If you don't do it now, you'll regret it later when things are more complex and the data sizes are larger. Do it now!!!

Makes sense to me. I am concerned about it's impact on performance, but the impact may potentially be worse if I don't do it. Thanks

Kristen · May 18, 2016, 4:54am

Doesn't feel that way to me. With a sub table new Fee Types can be added at will, by the user. For multiple columns the APP / Report / etc. have to be changed with each addition.

I am doubting that multiple columns will make a difference to performance, compared to a sub-table, but a Test would be good to prove the point, one way or the other

When you get to the point of having lots of columns, i.e. lots of Fee Types, will most of the rows of data use most of the columns, or will the "average" row only have data in a few Fee columns? You say:

so I assume that most of the Fee Types will be unused.

If all Fee Type columns will be used on All rows then that is definitely a scenario I would want to test. If the column usage will be sparse I can't see multiple columns winning.

Indexing anything is going to be a nightmare too. What if you want all rows that have ShippingFee > 2 ... you could have an Index on the ShippingFee column - but then you need an index on every Fee column, and the performance of inserting / updating a row will be seriously adversely effected.

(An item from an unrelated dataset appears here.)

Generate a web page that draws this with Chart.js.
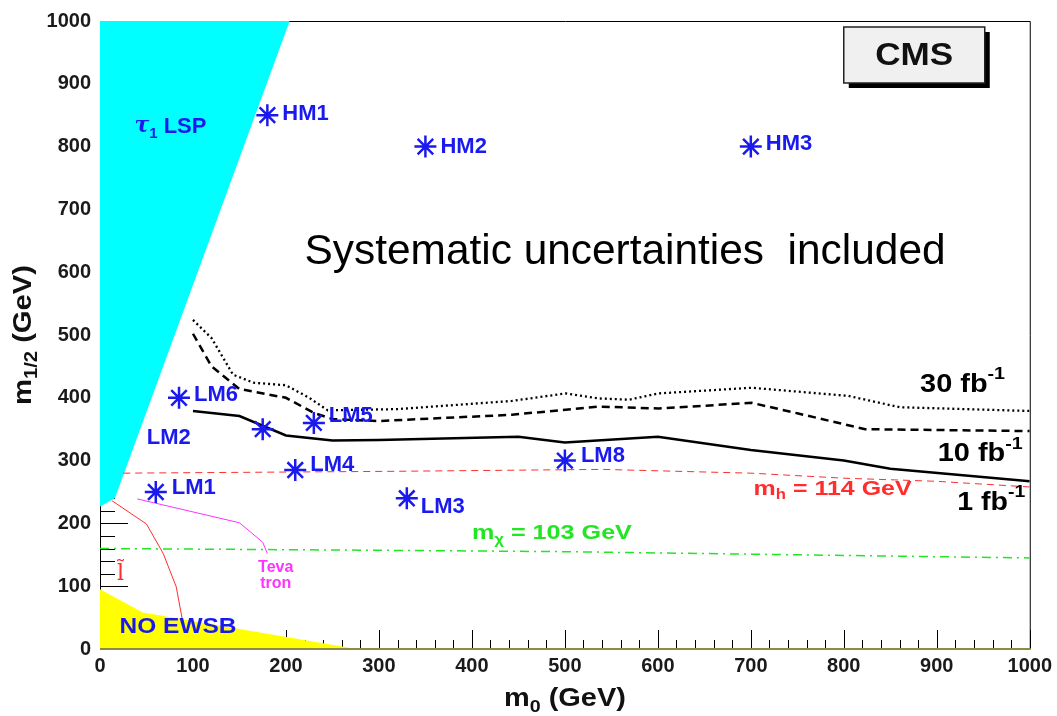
<!DOCTYPE html>
<html>
<head>
<meta charset="utf-8">
<title>CMS inclusive reach, m0 - m1/2 plane</title>
<script src="https://cdn.jsdelivr.net/npm/chart.js@4.4.1/dist/chart.umd.min.js"></script>
<style>
  html, body { margin: 0; padding: 0; background: #fff; }
  #reach { display: block; }
</style>
</head>
<body>
<canvas id="reach" width="1057" height="716"></canvas>
<script>
const FONT = '"Liberation Sans", Arial, Helvetica, sans-serif';

// tick labels on both axes (GeV)
const m0Ticks = [0, 100, 200, 300, 400, 500, 600, 700, 800, 900, 1000];
const m12Ticks = [0, 100, 200, 300, 400, 500, 600, 700, 800, 900, 1000];

// 5 sigma reach contours
const reach1fbM0 = [100, 150, 200, 250, 300, 450, 500, 600, 700, 800, 850, 1000];
const reach1fbM12 = [379, 371, 340, 332, 333, 338, 329, 338, 317, 300, 287, 267];
const reach10fbM0 = [100, 120, 150, 200, 230, 250, 300, 443, 536, 601, 701, 751, 823, 1000];
const reach10fbM12 = [502, 450, 414, 400, 376, 366, 363, 373, 386, 383, 392, 375, 350, 347];
const reach30fbM0 = [100, 120, 143, 165, 200, 225, 245, 320, 443, 501, 536, 569, 601, 701, 805, 860, 1000];
const reach30fbM12 = [524, 495, 437, 424, 420, 400, 380, 382, 395, 407, 399, 397, 407, 416, 403, 385, 379];

// constant-mass lines and exclusions
const higgsM0 = [25, 320, 540, 700, 800, 900, 1000];
const higgsM12 = [280, 283, 286, 280, 272, 267, 258];
const charginoM0 = [0, 320, 500, 1000];
const charginoM12 = [160, 157, 155, 145];
const sleptonM0 = [13, 50, 68, 82, 88, 90];
const sleptonM12 = [236, 199, 152, 99, 51, 37];
const tevatronM0 = [40, 150, 175, 180];
const tevatronM12 = [239, 201, 170, 152];

// theoretically excluded regions
const tauLspM0 = [0, 16, 204];
const tauLspM12 = [227, 240, 1000];
const noEwsbM0 = [0, 46, 276];
const noEwsbM12 = [95, 58, 0];

// benchmark points
const benchNames = ['LM1', 'LM2', 'LM3', 'LM4', 'LM5', 'LM6', 'LM8', 'HM1', 'HM2', 'HM3'];
const benchM0 = [60, 175, 330, 210, 230, 85, 500, 180, 350, 700];
const benchM12 = [250, 350, 240, 285, 360, 400, 300, 850, 800, 800];

// where each benchmark name sits next to its star (px)
const benchLabelShift = {
  LM1: [16, -4], LM2: [-116, 9], LM3: [14, 9], LM4: [15, -5], LM5: [15, -7],
  LM6: [15, -3], LM8: [16, -5], HM1: [15, -1], HM2: [15, 0], HM3: [15, -3]
};

const BLUE = '#1a1aee';
const RED = '#ff2d2d';
const GREEN = '#22e622';
const MAGENTA = '#ff33ff';

const pts = (xs, ys) => xs.map((v, i) => ({ x: v, y: ys[i] }));

function curve(xs, ys, color, width, dash, order) {
  return {
    data: pts(xs, ys),
    showLine: true,
    borderColor: color,
    borderWidth: width,
    borderDash: dash,
    pointRadius: 0,
    fill: false,
    tension: 0,
    order: order
  };
}

// text with sub/superscript pieces, optionally squeezed to a given width
function drawRich(ctx, runs, px, py, size, opt) {
  const weight = opt.weight || 'bold';
  const fontFor = r => `${r.italic ? 'italic ' : ''}${weight} ${r.sub || r.sup ? Math.round(size * 0.68) : size}px ${r.family || FONT}`;
  let total = 0;
  const widths = runs.map(r => {
    ctx.font = fontFor(r);
    const w = ctx.measureText(r.t).width;
    total += w;
    return w;
  });
  const sx = opt.width ? opt.width / total : 1;
  ctx.save();
  ctx.translate(px, py);
  if (opt.rotate) ctx.rotate(opt.rotate);
  ctx.scale(sx, 1);
  let cx = opt.align === 'center' ? -total / 2 : opt.align === 'right' ? -total : 0;
  ctx.fillStyle = opt.color || '#000';
  ctx.textAlign = 'left';
  ctx.textBaseline = 'middle';
  runs.forEach((r, i) => {
    ctx.font = fontFor(r);
    const dy = r.sub ? size * 0.32 : r.sup ? -size * 0.4 : 0;
    ctx.fillText(r.t, cx, dy);
    cx += widths[i];
  });
  ctx.restore();
}

// free text placed in (m0, m1/2) coordinates
const notes = [
  { runs: [{ t: 'Systematic uncertainties  included' }], m0: 220, m12: 631, size: 42, weight: 'normal', width: 641 },
  { runs: [{ t: 'τ', family: '"DejaVu Serif", serif', italic: true }, { t: '1', sub: true }, { t: ' LSP' }], m0: 37, m12: 832, size: 22, width: 72, color: BLUE },
  { runs: [{ t: '30 fb' }, { t: '-1', sup: true }], m0: 882, m12: 421, size: 25, width: 85 },
  { runs: [{ t: '10 fb' }, { t: '-1', sup: true }], m0: 901, m12: 310, size: 25, width: 85 },
  { runs: [{ t: '1 fb' }, { t: '-1', sup: true }], m0: 922, m12: 233, size: 25, width: 68 },
  { runs: [{ t: 'm' }, { t: 'h', sub: true }, { t: ' = 114 GeV' }], m0: 703, m12: 255, size: 21, width: 158, color: RED },
  { runs: [{ t: 'm' }, { t: 'χ', sub: true }, { t: ' = 103 GeV' }], m0: 400, m12: 184, size: 21, width: 160, color: GREEN },
  { runs: [{ t: 'Teva' }], m0: 189, m12: 130, size: 16, align: 'center', color: MAGENTA },
  { runs: [{ t: 'tron' }], m0: 189, m12: 104, size: 16, align: 'center', color: MAGENTA },
  { runs: [{ t: 'NO EWSB' }], m0: 21, m12: 35, size: 22, width: 117, color: BLUE },
  { runs: [{ t: 'l\u0303', family: '"DejaVu Serif", serif' }], m0: 22, m12: 119, size: 22, weight: 'normal', align: 'center', color: RED }
];

// axis frame and inward ticks, painted under the shaded regions
const framePlugin = {
  id: 'framePlugin',
  beforeDatasetsDraw(chart) {
    const { ctx, chartArea: a, scales: { x, y } } = chart;
    ctx.save();
    ctx.strokeStyle = '#000';
    ctx.lineWidth = 1;
    ctx.beginPath();
    for (let v = 0; v <= 1000; v += 20) {
      const px = Math.round(x.getPixelForValue(v)) + 0.5;
      ctx.moveTo(px, a.bottom);
      ctx.lineTo(px, a.bottom - (v % 100 === 0 ? 19 : 9));
      const py = Math.round(y.getPixelForValue(v)) + 0.5;
      ctx.moveTo(a.left, py);
      ctx.lineTo(a.left + (v % 100 === 0 ? 28 : 15), py);
    }
    ctx.moveTo(a.left + 0.5, a.bottom);
    ctx.lineTo(a.left + 0.5, a.top + 0.5);
    ctx.lineTo(a.right + 0.5, a.top + 0.5);
    ctx.lineTo(a.right + 0.5, a.bottom);
    ctx.stroke();
    ctx.restore();
  },
  afterDatasetsDraw(chart) {
    const { ctx, chartArea: a } = chart;
    ctx.save();
    ctx.strokeStyle = '#8c8c42';
    ctx.lineWidth = 2;
    ctx.beginPath();
    ctx.moveTo(a.left, a.bottom);
    ctx.lineTo(a.right + 1, a.bottom);
    ctx.stroke();
    ctx.restore();
  }
};

// labels, axis titles and the CMS box
const textPlugin = {
  id: 'textPlugin',
  afterDatasetsDraw(chart) {
    const { ctx, chartArea: a, scales: { x, y } } = chart;

    benchNames.forEach((name, i) => {
      const [dx, dy] = benchLabelShift[name];
      drawRich(ctx, [{ t: name }], x.getPixelForValue(benchM0[i]) + dx, y.getPixelForValue(benchM12[i]) + dy, 22, { color: BLUE });
    });

    notes.forEach(n => {
      drawRich(ctx, n.runs, x.getPixelForValue(n.m0), y.getPixelForValue(n.m12), n.size, n);
    });

    drawRich(ctx, [{ t: 'm' }, { t: '0', sub: true }, { t: ' (GeV)' }],
      x.getPixelForValue(500), a.bottom + 50, 25, { align: 'center', width: 122, color: '#111' });
    drawRich(ctx, [{ t: 'm' }, { t: '1/2', sub: true }, { t: ' (GeV)' }],
      24, y.getPixelForValue(500), 26, { align: 'center', width: 140, rotate: -Math.PI / 2, color: '#111' });

    const bx = a.right - 186, by = a.top + 6, bw = 141, bh = 56;
    ctx.save();
    ctx.fillStyle = '#000';
    ctx.fillRect(bx + 5, by + 5, bw, bh);
    ctx.fillStyle = '#f0f0f0';
    ctx.fillRect(bx, by, bw, bh);
    ctx.strokeStyle = '#222';
    ctx.lineWidth = 1.5;
    ctx.strokeRect(bx, by, bw, bh);
    ctx.restore();
    drawRich(ctx, [{ t: 'CMS' }], bx + bw / 2, by + bh / 2 + 1, 32, { align: 'center', width: 78, color: '#111' });
  }
};

const tickFont = { family: FONT, size: 20, weight: 'bold' };
const plainLabel = v => String(v);

new Chart(document.getElementById('reach'), {
  type: 'scatter',
  data: {
    datasets: [
      {
        data: pts(benchM0, benchM12),
        pointStyle: 'star',
        pointRadius: 11,
        pointBorderWidth: 2.5,
        borderColor: BLUE,
        backgroundColor: BLUE,
        showLine: false,
        order: 0
      },
      curve(reach1fbM0, reach1fbM12, '#000', 2.5, [], 1),
      curve(reach10fbM0, reach10fbM12, '#000', 2.5, [8, 5], 1),
      curve(reach30fbM0, reach30fbM12, '#000', 2.3, [2, 3], 1),
      curve(higgsM0, higgsM12, RED, 1, [7, 5], 2),
      curve(charginoM0, charginoM12, GREEN, 1.5, [9, 5, 2, 5], 2),
      curve(sleptonM0, sleptonM12, RED, 1, [], 2),
      curve(tevatronM0, tevatronM12, MAGENTA, 1, [], 2),
      {
        data: pts(tauLspM0, tauLspM12),
        showLine: true,
        borderWidth: 0,
        borderColor: 'rgba(0,0,0,0)',
        backgroundColor: '#00ffff',
        pointRadius: 0,
        fill: 'end',
        order: 5
      },
      {
        data: pts(noEwsbM0, noEwsbM12),
        showLine: true,
        borderWidth: 0,
        borderColor: 'rgba(0,0,0,0)',
        backgroundColor: '#ffff00',
        pointRadius: 0,
        fill: 'origin',
        order: 5
      }
    ]
  },
  options: {
    responsive: false,
    animation: false,
    devicePixelRatio: 1,
    layout: { padding: { top: 17, right: 25, left: 0, bottom: 0 } },
    plugins: { legend: { display: false }, tooltip: { enabled: false } },
    events: [],
    scales: {
      x: {
        type: 'linear',
        min: 0,
        max: 1000,
        afterBuildTicks: s => { s.ticks = m0Ticks.map(v => ({ value: v })); },
        afterFit: s => { s.height = 67; },
        grid: { display: false, drawTicks: false },
        border: { display: false },
        ticks: { font: tickFont, color: '#1a1a1a', padding: 5, maxRotation: 0, autoSkip: false, callback: plainLabel }
      },
      y: {
        type: 'linear',
        min: 0,
        max: 1000,
        afterBuildTicks: s => { s.ticks = m12Ticks.map(v => ({ value: v })); },
        afterFit: s => { s.width = 100; },
        grid: { display: false, drawTicks: false },
        border: { display: false },
        ticks: { font: tickFont, color: '#1a1a1a', padding: 9, autoSkip: false, callback: plainLabel }
      }
    }
  },
  plugins: [framePlugin, textPlugin]
});
</script>
</body>
</html>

SqlNightOwl · May 19, 2016, 2:25pm

Kristen has the correct solution - it depends. A hybrid approach may be appropriate. If all orders have common fees (like shipping, handling etc.) then I'd add those as non-nullable columns with a default of 0. Then you could have a calculated column for the total standard fees. Then you can add an auxiliary table for OrderFee that follows your 1:n pattern of storing Fee Type & Fee > 0. you'd need a left join for Orders that don't have additional fees. As always, test - test - test.

SergioM · May 31, 2016, 6:42pm

I never did answer this, but I wanted to come back to say thanks. These answers were really helpful not only in figuring out how to address the issue, but also in figuring out what points should be considered/weighed.